>>

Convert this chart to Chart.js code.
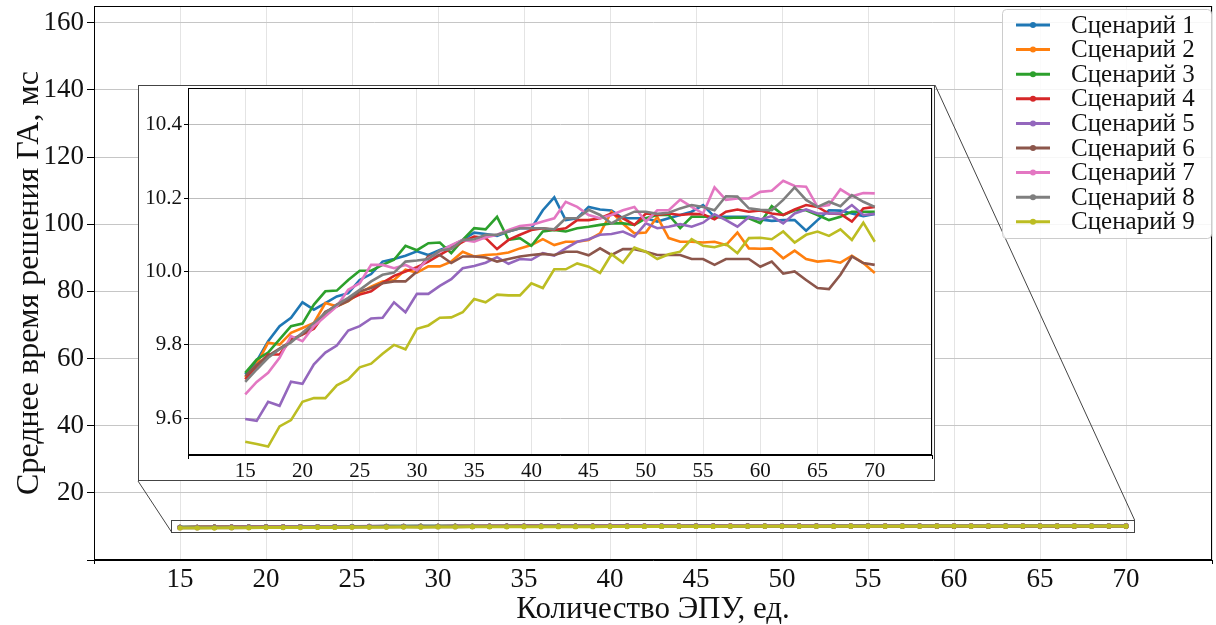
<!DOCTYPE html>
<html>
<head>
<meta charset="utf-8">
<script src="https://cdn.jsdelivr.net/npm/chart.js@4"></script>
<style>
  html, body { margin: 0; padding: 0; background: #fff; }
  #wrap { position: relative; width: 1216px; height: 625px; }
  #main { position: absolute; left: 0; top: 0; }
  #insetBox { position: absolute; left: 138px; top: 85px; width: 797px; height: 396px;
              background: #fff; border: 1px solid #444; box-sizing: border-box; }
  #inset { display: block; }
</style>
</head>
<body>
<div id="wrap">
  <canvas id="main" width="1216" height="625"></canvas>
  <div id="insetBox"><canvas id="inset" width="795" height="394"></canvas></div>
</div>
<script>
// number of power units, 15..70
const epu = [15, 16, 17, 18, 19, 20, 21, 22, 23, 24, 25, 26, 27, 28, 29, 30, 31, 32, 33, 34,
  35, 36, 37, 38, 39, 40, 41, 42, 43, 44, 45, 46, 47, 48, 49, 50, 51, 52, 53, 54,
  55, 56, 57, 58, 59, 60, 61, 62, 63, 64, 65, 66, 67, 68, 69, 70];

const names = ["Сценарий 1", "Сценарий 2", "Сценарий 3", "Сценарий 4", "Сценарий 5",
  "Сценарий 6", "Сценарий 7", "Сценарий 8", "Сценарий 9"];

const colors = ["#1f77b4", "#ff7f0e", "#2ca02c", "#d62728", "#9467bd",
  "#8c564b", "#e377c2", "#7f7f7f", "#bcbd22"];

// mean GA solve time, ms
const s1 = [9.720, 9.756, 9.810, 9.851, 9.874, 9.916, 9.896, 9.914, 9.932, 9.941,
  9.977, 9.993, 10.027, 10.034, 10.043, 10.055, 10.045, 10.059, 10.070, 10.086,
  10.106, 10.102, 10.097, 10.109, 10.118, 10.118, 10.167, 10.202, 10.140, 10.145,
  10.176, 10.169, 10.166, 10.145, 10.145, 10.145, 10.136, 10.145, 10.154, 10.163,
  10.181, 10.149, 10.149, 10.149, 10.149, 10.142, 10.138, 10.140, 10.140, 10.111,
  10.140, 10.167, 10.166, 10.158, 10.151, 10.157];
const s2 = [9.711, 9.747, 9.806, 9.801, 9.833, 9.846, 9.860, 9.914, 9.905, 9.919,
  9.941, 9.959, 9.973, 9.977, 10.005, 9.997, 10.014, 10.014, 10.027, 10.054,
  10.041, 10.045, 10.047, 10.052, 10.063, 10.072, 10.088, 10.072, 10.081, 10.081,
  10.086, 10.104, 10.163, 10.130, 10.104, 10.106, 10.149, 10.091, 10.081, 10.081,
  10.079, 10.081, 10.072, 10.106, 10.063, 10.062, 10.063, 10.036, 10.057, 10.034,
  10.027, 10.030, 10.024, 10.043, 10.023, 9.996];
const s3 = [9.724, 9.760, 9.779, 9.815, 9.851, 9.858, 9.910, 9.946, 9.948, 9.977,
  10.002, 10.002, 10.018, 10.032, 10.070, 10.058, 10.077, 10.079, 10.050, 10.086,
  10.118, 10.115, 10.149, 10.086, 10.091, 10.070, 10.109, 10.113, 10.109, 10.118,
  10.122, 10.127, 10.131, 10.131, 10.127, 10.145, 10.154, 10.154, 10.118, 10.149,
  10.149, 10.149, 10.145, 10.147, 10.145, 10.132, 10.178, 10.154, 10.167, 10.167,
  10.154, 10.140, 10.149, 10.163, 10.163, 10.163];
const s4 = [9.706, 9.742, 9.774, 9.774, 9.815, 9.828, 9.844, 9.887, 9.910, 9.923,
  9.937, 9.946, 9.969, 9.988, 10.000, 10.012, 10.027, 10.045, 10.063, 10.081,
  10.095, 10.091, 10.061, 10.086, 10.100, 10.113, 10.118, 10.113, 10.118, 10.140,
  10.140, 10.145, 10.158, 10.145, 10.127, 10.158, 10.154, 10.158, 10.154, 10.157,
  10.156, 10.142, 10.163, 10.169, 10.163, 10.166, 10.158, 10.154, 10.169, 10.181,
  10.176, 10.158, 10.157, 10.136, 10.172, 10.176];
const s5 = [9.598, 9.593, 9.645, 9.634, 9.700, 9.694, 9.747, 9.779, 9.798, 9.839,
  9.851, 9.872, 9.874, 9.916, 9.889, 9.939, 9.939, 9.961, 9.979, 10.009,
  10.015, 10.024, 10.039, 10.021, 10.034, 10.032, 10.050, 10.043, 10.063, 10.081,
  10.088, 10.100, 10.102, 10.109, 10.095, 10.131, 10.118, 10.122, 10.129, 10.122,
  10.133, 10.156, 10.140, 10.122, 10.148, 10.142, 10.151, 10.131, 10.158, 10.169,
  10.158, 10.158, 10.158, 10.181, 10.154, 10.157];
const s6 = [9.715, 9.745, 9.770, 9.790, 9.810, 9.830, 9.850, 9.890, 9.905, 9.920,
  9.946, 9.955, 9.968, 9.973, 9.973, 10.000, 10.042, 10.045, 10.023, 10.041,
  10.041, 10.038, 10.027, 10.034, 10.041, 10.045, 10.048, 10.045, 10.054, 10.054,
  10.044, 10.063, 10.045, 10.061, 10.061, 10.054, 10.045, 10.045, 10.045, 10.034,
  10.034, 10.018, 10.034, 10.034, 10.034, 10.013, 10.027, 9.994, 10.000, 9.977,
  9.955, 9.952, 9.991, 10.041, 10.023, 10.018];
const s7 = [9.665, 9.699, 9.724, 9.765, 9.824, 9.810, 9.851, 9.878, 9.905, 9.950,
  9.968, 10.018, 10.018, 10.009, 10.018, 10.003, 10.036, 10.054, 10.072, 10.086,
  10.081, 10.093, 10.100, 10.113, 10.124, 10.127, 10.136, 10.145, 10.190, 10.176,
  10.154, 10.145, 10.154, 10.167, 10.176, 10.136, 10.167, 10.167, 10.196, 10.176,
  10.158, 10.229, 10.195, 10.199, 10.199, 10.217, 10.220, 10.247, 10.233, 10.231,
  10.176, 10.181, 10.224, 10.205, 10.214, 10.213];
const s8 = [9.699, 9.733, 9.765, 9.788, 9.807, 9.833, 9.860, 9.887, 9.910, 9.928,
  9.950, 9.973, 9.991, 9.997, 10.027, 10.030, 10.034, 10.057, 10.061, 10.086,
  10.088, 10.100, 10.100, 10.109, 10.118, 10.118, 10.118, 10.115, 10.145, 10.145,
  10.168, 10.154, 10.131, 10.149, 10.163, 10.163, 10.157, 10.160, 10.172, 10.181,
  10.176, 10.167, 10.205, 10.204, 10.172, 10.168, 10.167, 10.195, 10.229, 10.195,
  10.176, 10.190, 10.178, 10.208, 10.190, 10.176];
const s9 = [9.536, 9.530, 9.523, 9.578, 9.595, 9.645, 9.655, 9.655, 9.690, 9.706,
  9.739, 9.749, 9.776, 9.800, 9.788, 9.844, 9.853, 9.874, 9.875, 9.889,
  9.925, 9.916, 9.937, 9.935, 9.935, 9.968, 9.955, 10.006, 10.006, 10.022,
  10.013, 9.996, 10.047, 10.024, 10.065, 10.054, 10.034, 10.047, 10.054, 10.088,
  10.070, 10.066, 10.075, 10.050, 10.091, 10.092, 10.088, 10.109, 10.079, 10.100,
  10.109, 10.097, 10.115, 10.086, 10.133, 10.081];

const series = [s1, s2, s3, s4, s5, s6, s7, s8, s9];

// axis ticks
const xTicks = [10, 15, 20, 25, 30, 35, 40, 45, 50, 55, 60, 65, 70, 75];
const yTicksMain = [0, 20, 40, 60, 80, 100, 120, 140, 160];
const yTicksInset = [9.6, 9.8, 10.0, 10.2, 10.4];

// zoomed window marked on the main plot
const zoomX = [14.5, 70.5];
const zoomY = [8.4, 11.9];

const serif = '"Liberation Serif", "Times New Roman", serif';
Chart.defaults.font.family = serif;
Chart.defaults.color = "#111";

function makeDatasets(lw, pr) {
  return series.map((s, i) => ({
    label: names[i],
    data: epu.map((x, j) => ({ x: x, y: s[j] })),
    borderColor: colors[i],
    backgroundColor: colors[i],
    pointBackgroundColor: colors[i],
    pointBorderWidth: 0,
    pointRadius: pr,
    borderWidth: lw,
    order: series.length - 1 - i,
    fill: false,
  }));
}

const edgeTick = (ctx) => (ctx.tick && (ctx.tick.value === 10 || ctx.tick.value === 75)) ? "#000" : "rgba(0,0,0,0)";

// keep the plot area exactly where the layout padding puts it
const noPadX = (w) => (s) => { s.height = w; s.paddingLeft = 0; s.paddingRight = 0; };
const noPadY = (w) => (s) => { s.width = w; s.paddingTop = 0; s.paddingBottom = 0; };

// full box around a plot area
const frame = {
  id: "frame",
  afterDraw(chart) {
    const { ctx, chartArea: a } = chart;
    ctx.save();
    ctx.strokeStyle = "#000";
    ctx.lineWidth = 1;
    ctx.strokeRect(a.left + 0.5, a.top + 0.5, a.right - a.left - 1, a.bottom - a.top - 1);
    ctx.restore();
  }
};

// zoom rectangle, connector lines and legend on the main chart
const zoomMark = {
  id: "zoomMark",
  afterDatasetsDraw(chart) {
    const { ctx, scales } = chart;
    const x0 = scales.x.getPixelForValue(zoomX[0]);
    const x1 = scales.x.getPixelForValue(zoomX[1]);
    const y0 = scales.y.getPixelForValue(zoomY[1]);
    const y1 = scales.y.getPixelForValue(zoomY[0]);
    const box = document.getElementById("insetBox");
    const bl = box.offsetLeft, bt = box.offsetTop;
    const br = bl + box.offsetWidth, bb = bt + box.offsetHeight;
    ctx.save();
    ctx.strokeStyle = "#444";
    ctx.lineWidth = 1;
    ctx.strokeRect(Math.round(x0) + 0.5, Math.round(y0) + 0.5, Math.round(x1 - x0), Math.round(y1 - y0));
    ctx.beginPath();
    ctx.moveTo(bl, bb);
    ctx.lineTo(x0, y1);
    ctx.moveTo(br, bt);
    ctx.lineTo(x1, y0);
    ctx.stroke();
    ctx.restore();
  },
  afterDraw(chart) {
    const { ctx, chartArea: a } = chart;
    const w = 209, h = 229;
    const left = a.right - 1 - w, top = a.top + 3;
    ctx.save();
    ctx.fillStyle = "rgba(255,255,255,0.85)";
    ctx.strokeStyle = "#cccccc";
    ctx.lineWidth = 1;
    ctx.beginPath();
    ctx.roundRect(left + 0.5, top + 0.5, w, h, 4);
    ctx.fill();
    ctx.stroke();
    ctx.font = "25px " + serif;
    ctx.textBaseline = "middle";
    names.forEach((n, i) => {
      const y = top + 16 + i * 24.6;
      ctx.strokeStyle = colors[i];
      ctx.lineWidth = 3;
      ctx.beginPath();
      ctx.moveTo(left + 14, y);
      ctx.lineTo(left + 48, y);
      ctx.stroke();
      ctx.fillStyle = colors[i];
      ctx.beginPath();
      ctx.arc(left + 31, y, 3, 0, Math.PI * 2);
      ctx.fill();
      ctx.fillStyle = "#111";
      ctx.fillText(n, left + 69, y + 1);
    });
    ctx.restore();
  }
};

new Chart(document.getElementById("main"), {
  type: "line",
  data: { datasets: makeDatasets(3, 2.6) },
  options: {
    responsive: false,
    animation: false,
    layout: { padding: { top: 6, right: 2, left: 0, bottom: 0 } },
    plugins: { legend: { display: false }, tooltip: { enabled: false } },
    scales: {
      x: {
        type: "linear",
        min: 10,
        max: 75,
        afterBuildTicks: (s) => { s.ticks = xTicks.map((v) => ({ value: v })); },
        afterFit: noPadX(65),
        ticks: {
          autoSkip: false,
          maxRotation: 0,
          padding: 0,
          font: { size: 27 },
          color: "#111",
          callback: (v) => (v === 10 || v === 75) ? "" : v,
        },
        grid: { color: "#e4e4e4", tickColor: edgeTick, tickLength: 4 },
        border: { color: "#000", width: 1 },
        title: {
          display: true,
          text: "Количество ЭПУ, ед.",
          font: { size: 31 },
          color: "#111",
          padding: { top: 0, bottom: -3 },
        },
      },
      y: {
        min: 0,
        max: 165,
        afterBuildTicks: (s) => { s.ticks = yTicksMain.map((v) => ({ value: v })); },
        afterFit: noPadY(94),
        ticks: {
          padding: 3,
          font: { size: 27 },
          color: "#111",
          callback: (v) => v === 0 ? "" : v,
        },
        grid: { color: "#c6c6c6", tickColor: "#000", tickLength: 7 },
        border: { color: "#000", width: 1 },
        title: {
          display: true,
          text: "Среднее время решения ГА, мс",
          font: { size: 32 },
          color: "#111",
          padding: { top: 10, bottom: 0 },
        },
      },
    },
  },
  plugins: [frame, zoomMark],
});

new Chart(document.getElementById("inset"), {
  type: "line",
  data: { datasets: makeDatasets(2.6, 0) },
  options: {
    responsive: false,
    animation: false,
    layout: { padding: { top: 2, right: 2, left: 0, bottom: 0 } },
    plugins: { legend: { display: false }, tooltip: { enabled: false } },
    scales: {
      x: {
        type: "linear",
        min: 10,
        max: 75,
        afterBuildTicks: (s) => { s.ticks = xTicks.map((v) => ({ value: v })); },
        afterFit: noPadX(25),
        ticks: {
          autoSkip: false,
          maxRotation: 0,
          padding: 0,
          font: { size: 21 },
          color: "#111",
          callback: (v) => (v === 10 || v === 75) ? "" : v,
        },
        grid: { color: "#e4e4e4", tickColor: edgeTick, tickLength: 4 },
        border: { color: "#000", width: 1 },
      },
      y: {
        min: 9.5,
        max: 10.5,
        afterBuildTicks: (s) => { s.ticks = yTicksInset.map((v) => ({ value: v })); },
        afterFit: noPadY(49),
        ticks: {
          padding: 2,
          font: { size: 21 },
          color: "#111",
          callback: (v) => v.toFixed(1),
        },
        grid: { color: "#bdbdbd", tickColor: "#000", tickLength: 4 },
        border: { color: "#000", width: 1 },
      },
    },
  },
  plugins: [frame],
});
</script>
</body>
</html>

<<

** YOUR GOAL **
Go from the first line of the data above to the line containing "68, 69, 70];" and retype exactly those lines, both included, but none of the pictures.

** SOLUTION FOR THIS EXERCISE **
Convert this chart to Chart.js code.
<!DOCTYPE html>
<html>
<head>
<meta charset="utf-8">
<script src="https://cdn.jsdelivr.net/npm/chart.js@4"></script>
<style>
  html, body { margin: 0; padding: 0; background: #fff; }
  #wrap { position: relative; width: 1216px; height: 625px; }
  #main { position: absolute; left: 0; top: 0; }
  #insetBox { position: absolute; left: 138px; top: 85px; width: 797px; height: 396px;
              background: #fff; border: 1px solid #444; box-sizing: border-box; }
  #inset { display: block; }
</style>
</head>
<body>
<div id="wrap">
  <canvas id="main" width="1216" height="625"></canvas>
  <div id="insetBox"><canvas id="inset" width="795" height="394"></canvas></div>
</div>
<script>
// number of power units, 15..70
const epu = [15, 16, 17, 18, 19, 20, 21, 22, 23, 24, 25, 26, 27, 28, 29, 30, 31, 32, 33, 34,
  35, 36, 37, 38, 39, 40, 41, 42, 43, 44, 45, 46, 47, 48, 49, 50, 51, 52, 53, 54,
  55, 56, 57, 58, 59, 60, 61, 62, 63, 64, 65, 66, 67, 68, 69, 70];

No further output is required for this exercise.